• [Objective] Retype only what runs from the beginning of the data through the line with "plt.rcParams['font.family'] = ['Lato', 'DejaVu"; please omit the pictures and keep every line exact.

-- begin --

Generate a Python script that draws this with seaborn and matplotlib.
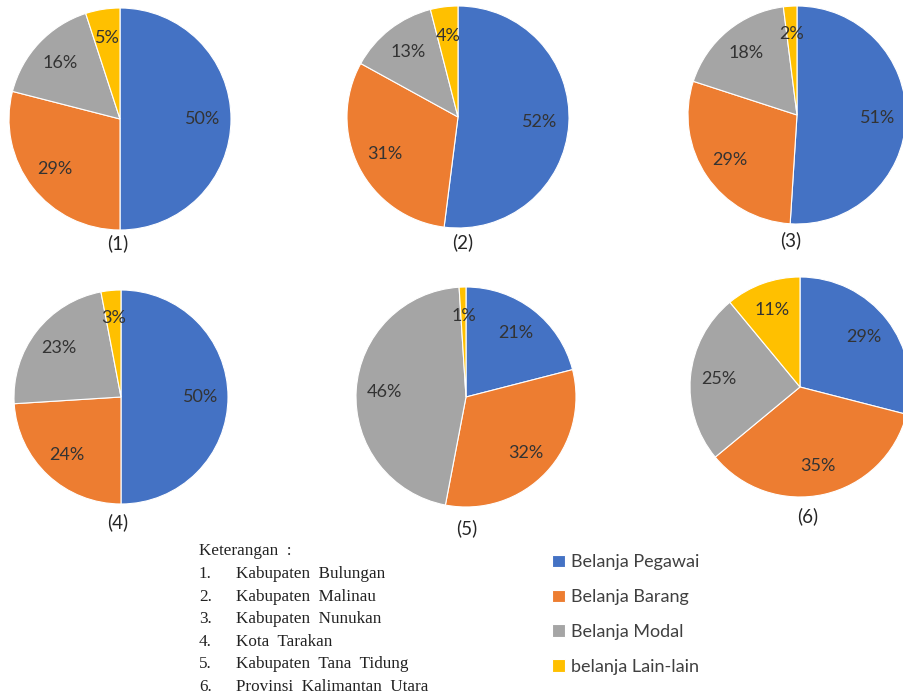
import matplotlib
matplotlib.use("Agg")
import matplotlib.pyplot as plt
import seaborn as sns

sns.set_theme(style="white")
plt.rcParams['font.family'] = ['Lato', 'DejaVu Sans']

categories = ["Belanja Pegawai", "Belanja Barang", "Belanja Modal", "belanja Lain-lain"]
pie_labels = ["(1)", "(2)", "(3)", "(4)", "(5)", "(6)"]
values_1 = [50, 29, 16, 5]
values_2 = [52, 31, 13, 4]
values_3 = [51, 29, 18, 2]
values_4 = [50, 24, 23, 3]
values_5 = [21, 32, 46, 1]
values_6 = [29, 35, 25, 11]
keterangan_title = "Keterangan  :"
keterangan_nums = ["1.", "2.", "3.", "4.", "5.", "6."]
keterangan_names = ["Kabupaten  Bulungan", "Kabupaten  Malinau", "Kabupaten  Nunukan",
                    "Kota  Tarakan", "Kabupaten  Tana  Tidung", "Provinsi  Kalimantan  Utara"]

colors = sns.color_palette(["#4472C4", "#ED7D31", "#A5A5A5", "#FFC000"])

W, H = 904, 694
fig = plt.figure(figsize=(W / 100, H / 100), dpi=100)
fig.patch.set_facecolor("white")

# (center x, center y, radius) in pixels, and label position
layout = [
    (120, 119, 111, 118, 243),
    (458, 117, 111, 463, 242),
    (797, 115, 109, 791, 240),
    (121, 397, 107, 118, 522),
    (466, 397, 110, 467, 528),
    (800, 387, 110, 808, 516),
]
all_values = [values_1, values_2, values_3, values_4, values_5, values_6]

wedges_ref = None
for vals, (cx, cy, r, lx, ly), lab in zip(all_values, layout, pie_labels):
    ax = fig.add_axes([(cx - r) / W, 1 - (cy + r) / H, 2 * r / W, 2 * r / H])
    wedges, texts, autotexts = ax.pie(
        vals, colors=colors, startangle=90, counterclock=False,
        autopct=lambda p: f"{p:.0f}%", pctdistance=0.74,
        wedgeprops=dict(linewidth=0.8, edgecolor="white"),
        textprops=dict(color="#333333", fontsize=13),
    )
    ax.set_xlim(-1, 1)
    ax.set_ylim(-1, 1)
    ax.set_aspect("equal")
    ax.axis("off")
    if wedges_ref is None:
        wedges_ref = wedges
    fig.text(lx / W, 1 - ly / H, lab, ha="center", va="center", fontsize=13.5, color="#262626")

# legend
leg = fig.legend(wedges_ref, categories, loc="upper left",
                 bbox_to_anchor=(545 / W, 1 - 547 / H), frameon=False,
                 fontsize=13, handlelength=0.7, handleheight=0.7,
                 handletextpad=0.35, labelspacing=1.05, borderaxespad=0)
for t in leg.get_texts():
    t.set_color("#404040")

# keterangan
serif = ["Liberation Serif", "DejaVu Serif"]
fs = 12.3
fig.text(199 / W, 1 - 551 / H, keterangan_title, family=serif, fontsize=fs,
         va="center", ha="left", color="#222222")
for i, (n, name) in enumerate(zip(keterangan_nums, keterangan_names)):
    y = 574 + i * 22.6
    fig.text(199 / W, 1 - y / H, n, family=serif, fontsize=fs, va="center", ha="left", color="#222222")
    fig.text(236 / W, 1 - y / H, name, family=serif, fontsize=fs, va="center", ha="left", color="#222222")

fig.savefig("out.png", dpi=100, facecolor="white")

-- end --

• [Output for this task]
Generate a Python script that draws this with seaborn and matplotlib.
import matplotlib
matplotlib.use("Agg")
import matplotlib.pyplot as plt
import seaborn as sns

sns.set_theme(style="white")
plt.rcParams['font.family'] = ['Lato', 'DejaVu Sans']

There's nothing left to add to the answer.